Until now, I thought that I was good at change. I thought that I was endlessly flexible to all that could come my way, and take it with a smile on my face. Having to part with our home/van, that I love so much, has made me realize something. Changes in scenery is now my routine, it’s where I live, and I’m comfortable there. That routine is what grounds me. Change as far as personal growth is concerned, is a moving target and I've now walked up to the edge of my comfort zone. It's time to be thankful for all that I've learned, all that I've loved and take a step into the unknown.
The face of my unknown is a 1985 4x4 Toyota Sunrader. She's extremely capable, reliable, much more spacious, and yet to be named. She checks off all the boxes on the wish list for our home, and then some. Switching into the Sunrader, as challenging as it may be, is a move that we're making out of preservation for our life on the road. With a full build out ahead of us, I know that once we are through this process, we will have made the right decision to honor our progress and growth on the road.
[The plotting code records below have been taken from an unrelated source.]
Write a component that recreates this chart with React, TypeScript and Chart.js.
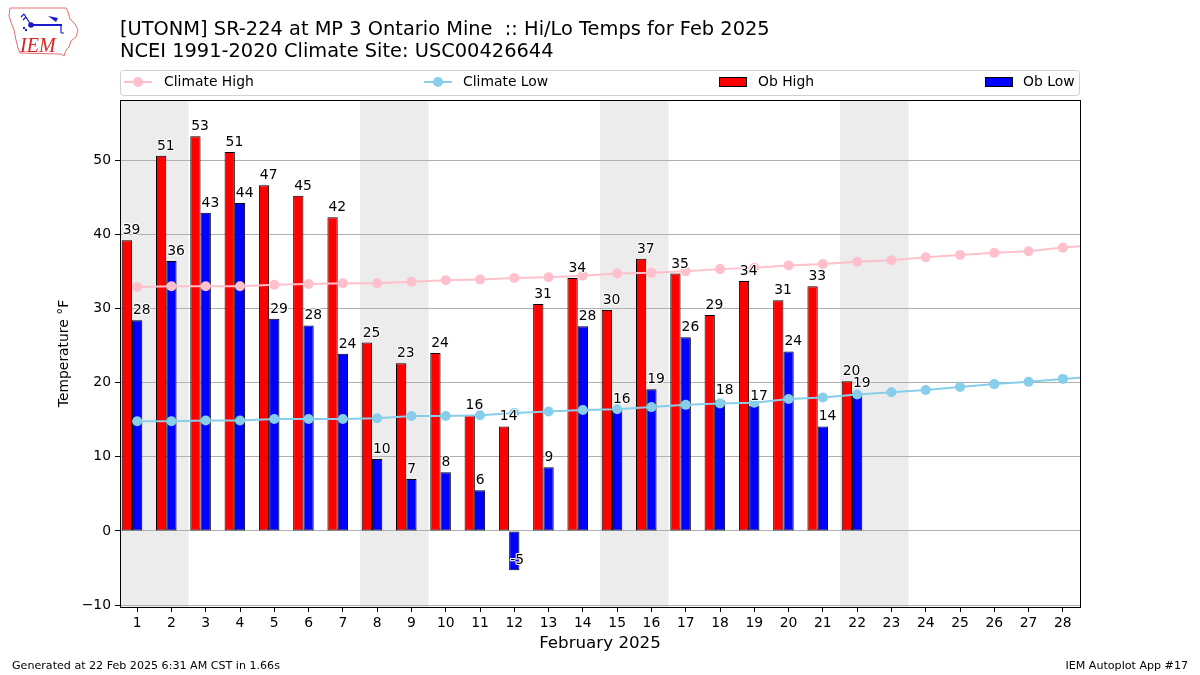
import React, { useEffect, useRef } from 'react';
import { Chart, registerables } from 'chart.js';

Chart.register(...registerables);

// ---- data ----
const days = [1, 2, 3, 4, 5, 6, 7, 8, 9, 10, 11, 12, 13, 14, 15, 16, 17, 18, 19, 20, 21, 22, 23, 24, 25, 26, 27, 28];
const obDays = [1, 2, 3, 4, 5, 6, 7, 8, 9, 10, 11, 12, 13, 14, 15, 16, 17, 18, 19, 20, 21, 22];
const obHigh = [39.2, 50.6, 53.2, 51.1, 46.6, 45.2, 42.3, 25.4, 22.6, 24.0, 15.6, 14.1, 30.6, 34.1, 29.8, 36.7, 34.7, 29.1, 33.7, 31.1, 33.0, 20.2];
const obLow = [28.4, 36.4, 42.9, 44.2, 28.6, 27.7, 23.9, 9.7, 7.0, 7.9, 5.5, -5.3, 8.6, 27.6, 16.4, 19.1, 26.1, 17.6, 16.9, 24.2, 14.1, 18.6];
const climDays = [1, 2, 3, 4, 5, 6, 7, 8, 9, 10, 11, 12, 13, 14, 15, 16, 17, 18, 19, 20, 21, 22, 23, 24, 25, 26, 27, 28, 29];
const climHigh = [32.9, 33.0, 33.0, 33.0, 33.2, 33.3, 33.4, 33.4, 33.6, 33.8, 33.9, 34.1, 34.2, 34.4, 34.7, 34.8, 35.0, 35.3, 35.5, 35.8, 36.0, 36.3, 36.5, 36.9, 37.2, 37.5, 37.7, 38.2, 38.6];
const climLow = [14.8, 14.8, 14.9, 14.9, 15.1, 15.1, 15.1, 15.2, 15.5, 15.5, 15.6, 15.9, 16.1, 16.3, 16.4, 16.7, 17.0, 17.2, 17.3, 17.8, 18.0, 18.4, 18.7, 19.0, 19.4, 19.8, 20.1, 20.5, 20.8];
const weekendStarts = [1, 8, 15, 22];
const yTicks = [-10, 0, 10, 20, 30, 40, 50];

const titleLine1 = '[UTONM] SR-224 at MP 3 Ontario Mine  :: Hi/Lo Temps for Feb 2025';
const titleLine2 = 'NCEI 1991-2020 Climate Site: USC00426644';
const xTitle = 'February 2025';
const yTitle = 'Temperature °F';
const footerLeft = 'Generated at 22 Feb 2025 6:31 AM CST in 1.66s';
const footerRight = 'IEM Autoplot App #17';
const legendLabels = ['Climate High', 'Climate Low', 'Ob High', 'Ob Low'];

const FONT = '"DejaVu Sans", sans-serif';
const PINK = '#ffc0cb';
const SKY = '#87ceeb';

function drawLogo(ctx: CanvasRenderingContext2D) {
  ctx.save();
  // Iowa outline
  ctx.strokeStyle = '#e07070';
  ctx.lineWidth = 1;
  ctx.beginPath();
  ctx.moveTo(10, 8);
  ctx.lineTo(66, 8);
  ctx.lineTo(68, 12);
  ctx.lineTo(70, 19);
  ctx.lineTo(75, 24);
  ctx.lineTo(78, 30);
  ctx.lineTo(76, 37);
  ctx.lineTo(71, 41);
  ctx.lineTo(69, 47);
  ctx.lineTo(66, 50);
  ctx.lineTo(64, 56);
  ctx.lineTo(61, 54);
  ctx.lineTo(20, 53);
  ctx.lineTo(18, 48);
  ctx.lineTo(16, 40);
  ctx.lineTo(14, 30);
  ctx.lineTo(11, 22);
  ctx.lineTo(9, 16);
  ctx.closePath();
  ctx.stroke();
  // station symbol
  ctx.strokeStyle = '#1a1acc';
  ctx.fillStyle = '#1a1acc';
  ctx.lineWidth = 2;
  ctx.beginPath();
  ctx.moveTo(31, 25);
  ctx.lineTo(62, 25);
  ctx.stroke();
  ctx.beginPath();
  ctx.arc(31, 25, 2.8, 0, Math.PI * 2);
  ctx.fill();
  ctx.lineWidth = 1.2;
  ctx.beginPath();
  ctx.moveTo(31, 25);
  ctx.lineTo(24, 14);
  ctx.moveTo(24, 14);
  ctx.lineTo(21, 17);
  ctx.moveTo(26, 17);
  ctx.lineTo(23, 20);
  ctx.moveTo(61, 25);
  ctx.lineTo(61, 33);
  ctx.moveTo(61, 33);
  ctx.lineTo(64, 33);
  ctx.stroke();
  ctx.beginPath();
  ctx.moveTo(48, 16);
  ctx.lineTo(58, 18);
  ctx.lineTo(56, 22);
  ctx.closePath();
  ctx.fill();
  ctx.fillRect(23, 27, 2, 2);
  ctx.fillRect(25, 29, 2, 2);
  // IEM text
  ctx.fillStyle = '#d22';
  ctx.font = 'italic 20px "Liberation Serif", serif';
  ctx.textBaseline = 'alphabetic';
  ctx.textAlign = 'left';
  ctx.fillText('IEM', 20, 52);
  ctx.restore();
}

const decorPlugin = {
  id: 'decor',
  beforeDraw(chart: any) {
    const { ctx, chartArea, scales } = chart;
    ctx.save();
    ctx.fillStyle = '#ffffff';
    ctx.fillRect(0, 0, chart.width, chart.height);
    ctx.fillStyle = '#ececec';
    const xs = scales.x;
    weekendStarts.forEach((d) => {
      const x0 = xs.getPixelForValue(d - 0.5);
      const x1 = xs.getPixelForValue(d + 1.5);
      const l = Math.max(x0, chartArea.left);
      const r = Math.min(x1, chartArea.right);
      ctx.fillRect(l, chartArea.top, r - l, chartArea.bottom - chartArea.top);
    });
    ctx.restore();
  },
  afterDatasetsDraw(chart: any) {
    const { ctx } = chart;
    ctx.save();
    ctx.font = `13.9px ${FONT}`;
    ctx.textAlign = 'left';
    ctx.textBaseline = 'alphabetic';
    ctx.lineJoin = 'round';
    [obHigh, obLow].forEach((vals, di) => {
      const meta = chart.getDatasetMeta(di);
      meta.data.forEach((el: any, i: number) => {
        const v = vals[i];
        if (v === null || v === undefined) return;
        const txt = String(Math.round(v));
        const x = el.x - el.width / 2 + 1;
        const y = el.y - 6;
        ctx.strokeStyle = '#ffffff';
        ctx.lineWidth = 2;
        ctx.strokeText(txt, x, y);
        ctx.fillStyle = '#000000';
        ctx.fillText(txt, x, y);
      });
    });
    ctx.restore();
  },
  afterDraw(chart: any) {
    const { ctx, chartArea } = chart;
    ctx.save();
    // frame
    ctx.strokeStyle = '#000';
    ctx.lineWidth = 1;
    ctx.strokeRect(Math.round(chartArea.left) + 0.5, Math.round(chartArea.top) + 0.5,
      Math.round(chartArea.right - chartArea.left), Math.round(chartArea.bottom - chartArea.top));

    // title
    ctx.fillStyle = '#000';
    ctx.textAlign = 'left';
    ctx.textBaseline = 'alphabetic';
    ctx.font = `19.4px ${FONT}`;
    ctx.fillText(titleLine1, 120, 35);
    ctx.fillText(titleLine2, 120, 57);

    // legend
    const ly = 82;
    ctx.beginPath();
    ctx.roundRect(120.5, 70.5, 959, 25, 3);
    ctx.fillStyle = 'rgba(255,255,255,0.9)';
    ctx.fill();
    ctx.strokeStyle = '#d0d0d0';
    ctx.lineWidth = 1;
    ctx.stroke();
    const lineItem = (x: number, color: string) => {
      ctx.strokeStyle = color;
      ctx.lineWidth = 2;
      ctx.beginPath();
      ctx.moveTo(x, ly);
      ctx.lineTo(x + 28, ly);
      ctx.stroke();
      ctx.fillStyle = color;
      ctx.beginPath();
      ctx.arc(x + 14, ly, 5, 0, Math.PI * 2);
      ctx.fill();
    };
    const boxItem = (x: number, color: string) => {
      ctx.fillStyle = color;
      ctx.fillRect(x, ly - 5, 28, 10);
      ctx.strokeStyle = '#000';
      ctx.lineWidth = 1;
      ctx.strokeRect(x + 0.5, ly - 4.5, 27, 9);
    };
    lineItem(124, PINK);
    lineItem(424, SKY);
    boxItem(719, '#ff0000');
    boxItem(985, '#0000ff');
    ctx.fillStyle = '#000';
    ctx.font = `13.9px ${FONT}`;
    ctx.textBaseline = 'middle';
    ctx.fillText(legendLabels[0], 164, ly);
    ctx.fillText(legendLabels[1], 463, ly);
    ctx.fillText(legendLabels[2], 758, ly);
    ctx.fillText(legendLabels[3], 1023, ly);

    // axis titles
    ctx.textAlign = 'center';
    ctx.font = `16.7px ${FONT}`;
    ctx.fillText(xTitle, (chartArea.left + chartArea.right) / 2, 644);
    ctx.save();
    ctx.translate(64, (chartArea.top + chartArea.bottom) / 2);
    ctx.rotate(-Math.PI / 2);
    ctx.font = `13.9px ${FONT}`;
    ctx.fillText(yTitle, 0, 0);
    ctx.restore();

    // footer
    ctx.font = `11.1px ${FONT}`;
    ctx.textAlign = 'left';
    ctx.fillText(footerLeft, 12, 666);
    ctx.textAlign = 'right';
    ctx.fillText(footerRight, 1188, 666);

    drawLogo(ctx);
    ctx.restore();
  },
};

export default function App() {
  const ref = useRef<HTMLCanvasElement>(null);
  useEffect(() => {
    if (!ref.current) return;
    Chart.defaults.font.family = FONT;
    const chart = new Chart(ref.current, {
      type: 'bar',
      data: {
        datasets: [
          {
            label: 'Ob High',
            data: obDays.map((d, i) => ({ x: d, y: obHigh[i] })),
            backgroundColor: '#ff0000',
            borderColor: '#000000',
            borderWidth: 1,
            borderSkipped: false,
            categoryPercentage: 0.9,
            barPercentage: 1.0,
            order: 2,
          } as any,
          {
            label: 'Ob Low',
            data: obDays.map((d, i) => ({ x: d, y: obLow[i] })),
            backgroundColor: '#0000ff',
            borderColor: '#000000',
            borderWidth: 1,
            borderSkipped: false,
            categoryPercentage: 0.9,
            barPercentage: 1.0,
            order: 2,
          } as any,
          {
            label: 'spacer',
            data: [],
            categoryPercentage: 0.9,
            barPercentage: 1.0,
            order: 2,
          } as any,
          {
            type: 'line',
            label: 'Climate High',
            data: climDays.map((d, i) => ({ x: d, y: climHigh[i] })),
            borderColor: PINK,
            backgroundColor: PINK,
            borderWidth: 2,
            pointRadius: 5,
            pointHoverRadius: 5,
            pointBorderWidth: 0,
            clip: 0,
            order: 1,
          } as any,
          {
            type: 'line',
            label: 'Climate Low',
            data: climDays.map((d, i) => ({ x: d, y: climLow[i] })),
            borderColor: SKY,
            backgroundColor: SKY,
            borderWidth: 2,
            pointRadius: 5,
            pointHoverRadius: 5,
            pointBorderWidth: 0,
            clip: 0,
            order: 1,
          } as any,
        ],
      },
      options: {
        responsive: false,
        animation: false,
        devicePixelRatio: 1,
        layout: { padding: { top: 100, right: 120, left: 0, bottom: 0 } },
        plugins: {
          legend: { display: false },
          title: { display: false },
          tooltip: { enabled: false },
        },
        events: [],
        scales: {
          x: {
            type: 'linear',
            min: 0.5,
            max: 28.5,
            offset: false,
            afterBuildTicks: (s: any) => {
              s.ticks = days.map((d) => ({ value: d }));
            },
            afterFit: (s: any) => {
              s.height = 68;
            },
            grid: {
              display: true,
              drawOnChartArea: false,
              drawTicks: true,
              tickLength: 5,
              tickColor: '#000',
              offset: false,
            },
            border: { display: false },
            ticks: {
              color: '#000',
              font: { size: 13.9, family: FONT },
              padding: 3,
              maxRotation: 0,
              autoSkip: false,
              callback: (v: any) => String(v),
            },
          },
          y: {
            type: 'linear',
            min: -10.25,
            max: 58.1,
            afterBuildTicks: (s: any) => {
              s.ticks = yTicks.map((v) => ({ value: v }));
            },
            afterFit: (s: any) => {
              s.width = 120;
            },
            grid: {
              display: true,
              color: '#b0b0b0',
              lineWidth: 1,
              drawTicks: true,
              tickLength: 5,
              tickColor: '#000',
            },
            border: { display: false },
            ticks: {
              color: '#000',
              font: { size: 13.9, family: FONT },
              padding: 4,
              callback: (v: any) => (v < 0 ? '\u2212' + Math.abs(v) : String(v)),
            },
          },
        },
      } as any,
      plugins: [decorPlugin],
    });
    return () => chart.destroy();
  }, []);
  return (
    <div style={{ position: 'fixed', left: 0, top: 0, width: 1200, height: 675, background: '#fff' }}>
      <canvas ref={ref} width={1200} height={675} style={{ width: 1200, height: 675, display: 'block' }} />
    </div>
  );
}
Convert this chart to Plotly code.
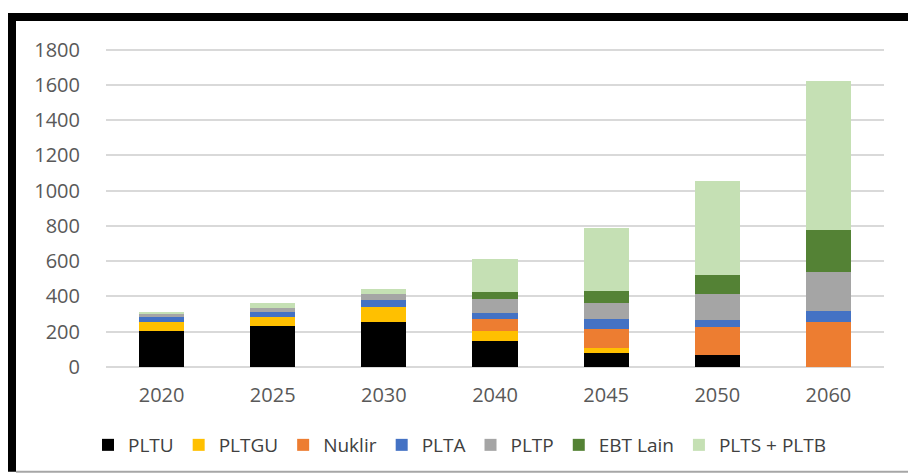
import plotly.graph_objects as go

years = ["2020", "2025", "2030", "2040", "2045", "2050", "2060"]

pltu = [203, 231, 258, 150, 80, 67, 0]
pltgu = [55, 53, 81, 52, 28, 0, 0]
nuklir = [0, 0, 0, 68, 107, 162, 255]
plta = [30, 26, 39, 38, 55, 40, 65]
pltp = [11, 25, 38, 80, 91, 146, 217]
ebt_lain = [0, 0, 0, 40, 69, 109, 240]
plts_pltb = [14, 30, 28, 187, 360, 533, 843]

names = ["PLTU", "PLTGU", "Nuklir", "PLTA", "PLTP", "EBT Lain", "PLTS + PLTB"]
series = [pltu, pltgu, nuklir, plta, pltp, ebt_lain, plts_pltb]
colors = ["#000000", "#FFC000", "#ED7D31", "#4472C4", "#A5A5A5", "#548235", "#C5E0B4"]

W, H = 908, 475
L, R, T, B = 106, 24, 46, 107
y_max = 1820

fig = go.Figure()
for name, vals, col in zip(names, series, colors):
    fig.add_bar(x=years, y=vals, name=name, marker=dict(color=col, line=dict(width=0)))


# pixel -> paper coords, for the frame around the picture
def px(x):
    return (x - L) / (W - L - R)


def py(y):
    return (H - B - y) / (H - T - B)


frame = [
    # thick black left and top edges, thin grey bottom edge
    dict(x0=px(8), x1=px(16), y0=py(473), y1=py(13), fillcolor="#000000"),
    dict(x0=px(8), x1=px(908), y0=py(21), y1=py(13), fillcolor="#000000"),
    dict(x0=px(16), x1=px(908), y0=py(474), y1=py(472), fillcolor="#a6a6a6"),
]
shapes = [dict(type="rect", xref="paper", yref="paper", line=dict(width=0), layer="above", **s) for s in frame]

fig.update_layout(
    width=W, height=H,
    margin=dict(l=L, r=R, t=T, b=B),
    barmode="stack",
    bargap=0.595,
    plot_bgcolor="white",
    paper_bgcolor="white",
    font=dict(family="Open Sans", size=20, color="#595959"),
    showlegend=True,
    legend=dict(orientation="h", traceorder="normal", x=px(88), xanchor="left",
                y=py(445), yanchor="middle", font=dict(size=19, color="#404040"),
                bgcolor="rgba(0,0,0,0)"),
    shapes=shapes,
)
fig.update_xaxes(showline=False, ticks="", showgrid=False, ticklabelstandoff=14)
fig.update_yaxes(range=[0, y_max], dtick=200, showgrid=True, gridcolor="#d9d9d9", gridwidth=2,
                 zeroline=True, zerolinecolor="#d9d9d9", zerolinewidth=2, ticks="",
                 ticklabelstandoff=25)

fig.write_html("out.html", config={"displayModeBar": False},
               post_script="document.body.style.margin='0';document.body.style.overflow='hidden';")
I can’t wait to continue driving off into the sunset every night, alongside the one I love. No matter the mode of transportation, we will be stoked for what lays ahead because we know it’s what we’re meant to do.
Words of advice for those who hunger for a life on the road:
Full-time travel, especially with a significant other, is not for everyone. And that is ok! I couldn’t recommend more that you take a few extended, test road trips, to work out your processes. Even if it is not in the vehicle you end up in, it is imperative to learn how to live with less, the importance of organization, if you and your travel partner work well together, and if living on the road is for you. Test trips allow you to come back, fine tune and do it better the next time. Owen and I are still perfecting our “processes” and are always finding ways to be better at living nomadically.
If you want to work as a freelancer of any kind on the road, I recommend taking extra time to bolster your client list. The reason Owen and I took two full years to hit the road was that we wanted to be sure, beyond a shadow of a doubt, that our business was strong enough to follow us on our journey. By ensuring your income you are preserving your ability to stay on the road to your heart's content, without having to stress about how you are going to fill your tank with gas!
Routine and balance is always a challenge on the road. No two days are ever alike. It seems like every night we have to devise a plan for the day to come, to compensate for the ebb and flow of being in new places and working on a wide array of projects. All the things that inspire me also tend to draw me away from productivity. Sometimes it can be the hardest thing in the world to sit down and get work done when I know there are waves to be caught and mountains to be explored.
Talk to strangers/locals. They will always know the place that is unfamiliar to you. We have found that if you approach locals for advice, they are always so excited to share what they love about their home, and their excitement is always contagious. Locals have consistently recommended the best restaurants, places to see, and things to do. Who knows, you might even get a new friend out of the deal!